Biraz geç öğrendim; zaten pek çok şeyi geç öğreniyorum. Bu konuda pek yalnız sayılmam ama önemli olan bu değil.
2. Futbol ligi ekiplerinden Sakaryaspor, formalarına göğüs reklamı verecek bir firma bulamadığı için son maçına önünde "Kiralık" yazılı formalarla çıkmış.
İlgimi çekti. "Kiralık" sözcüğüne daldım gittim. "Kiralık" kiraya verilecek olan demek. Ne çok şey var kiraya verilacek olan. Bir de bunlara şimdi formalar eklendi.
Kiralık deyince aklımıza önce ev gelirdi. Sonra dükkanlar, mağazalar. Sonra "kiralık" çeşitleri çoğaldı. Kiralık kasa, kiralık araba, kiralık katil, kiralık adam... Kiralık aşklar,
kiralık kalpler bile var.
Kiralık kalem de diyeceğim ama hiçbir kalemin kiraya verildiğini, verileceğini düşünemiyorum, düşünmek istemiyorum.
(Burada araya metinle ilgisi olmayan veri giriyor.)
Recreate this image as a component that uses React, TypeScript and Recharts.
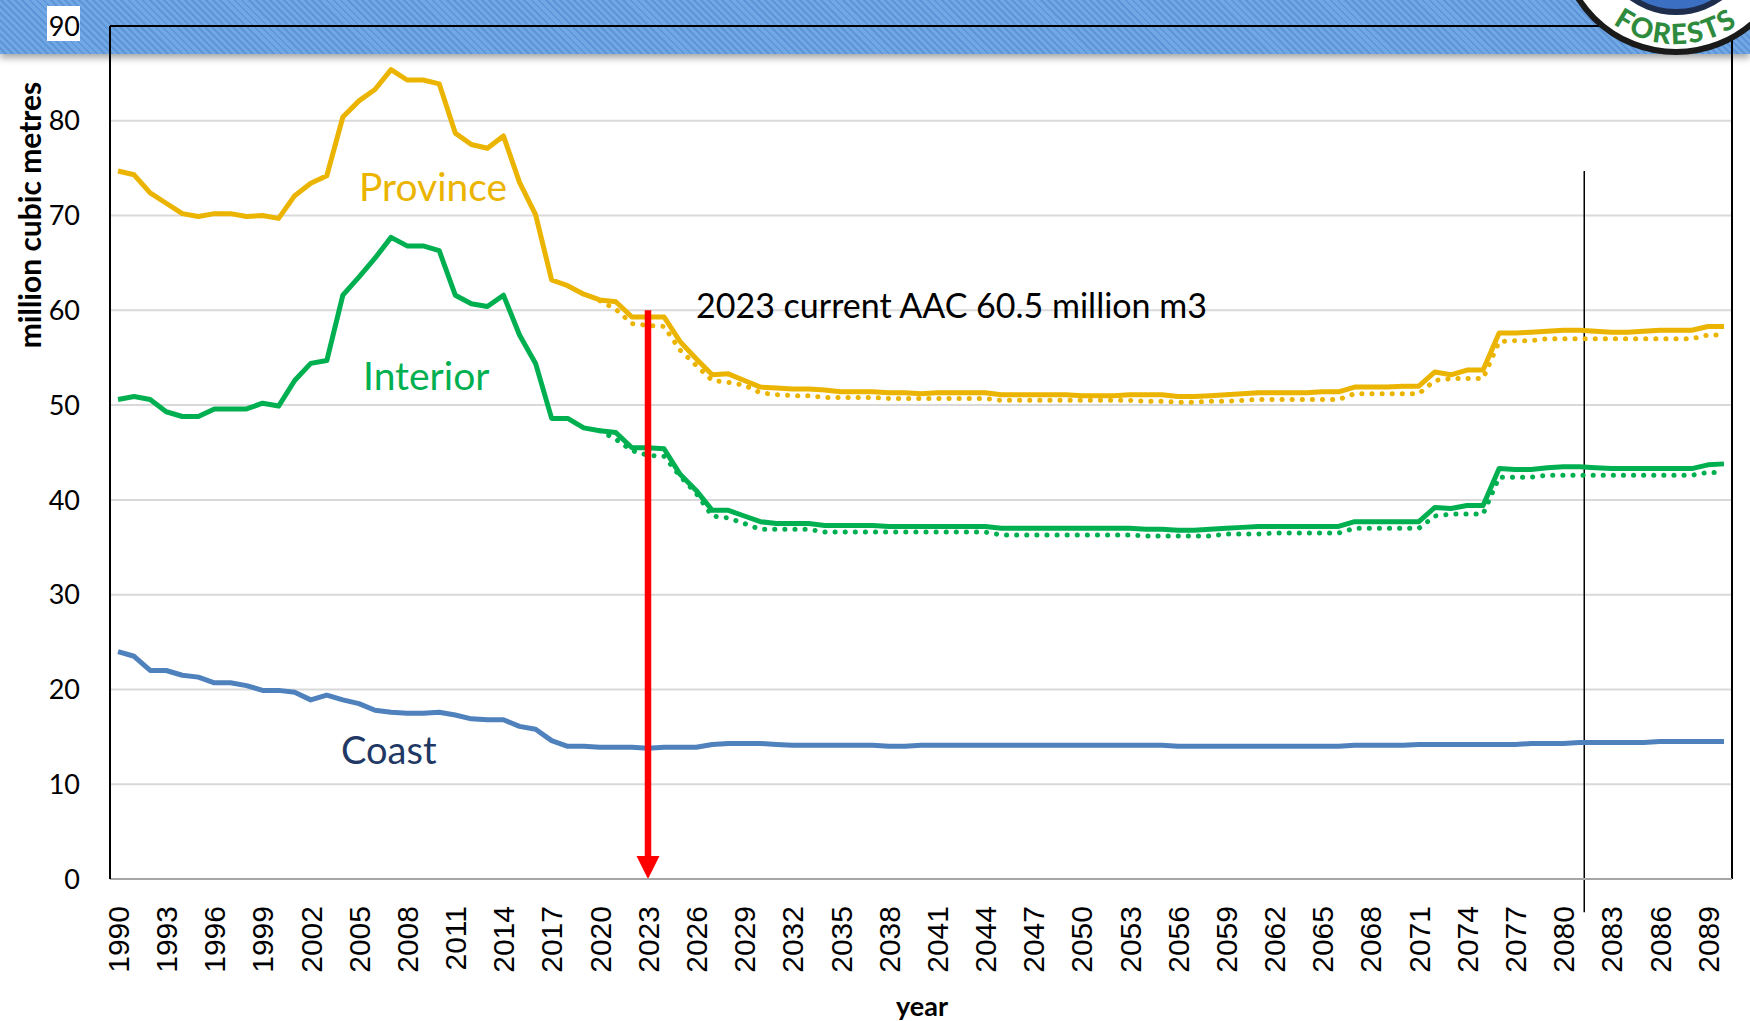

Hiç insan kalemini kiraya verir mi?
Kiralık kavramı belirli bir süreyi de kapsar. Başlangıçta kiraya verenle, kiralayan arasında bir sözleşme yapılır, sözleşme bitiminde kira süresi de sona erer. Sonra, ya yollar ayrılır
ya da kira devam eder.
Bu, kalemini kiraya verenler için de geçerli midir? Düşünmek istemiyorum demiştim ama aklıma geliverdi birden! İnsanız, aklımızdan neler geçiyor. Bugün kalemini kiraya veren,
kira süresi bittiğinde ne yapar? Ya devam eder, ya kendini başka bir yere kiralar! Bulamazsa o da göğsüne "Kiralık" yazar!
Can sıkıntısından yazılan ve gerçekle ilgisi olmayan bir yazı oldu bu. Özellikle kiralık kalem kavramına karşıyım. Hiçbir kalemin, hiçbir yazarın böyle olduğunu düşünmüyorum. Yazarlar onurludur, gururludur, ilkelidir. İnandığını, bildiğini yazar. Benim düşüncem böyle. Kiraya vermektense, kırar kalemini.
Kiralık sözcüğü nerelere getirdi beni. Formadan girdim, kalemden çıktım. "Kiralık" tamam da ya "Satılık". O da başka bir yazının konusu olsun.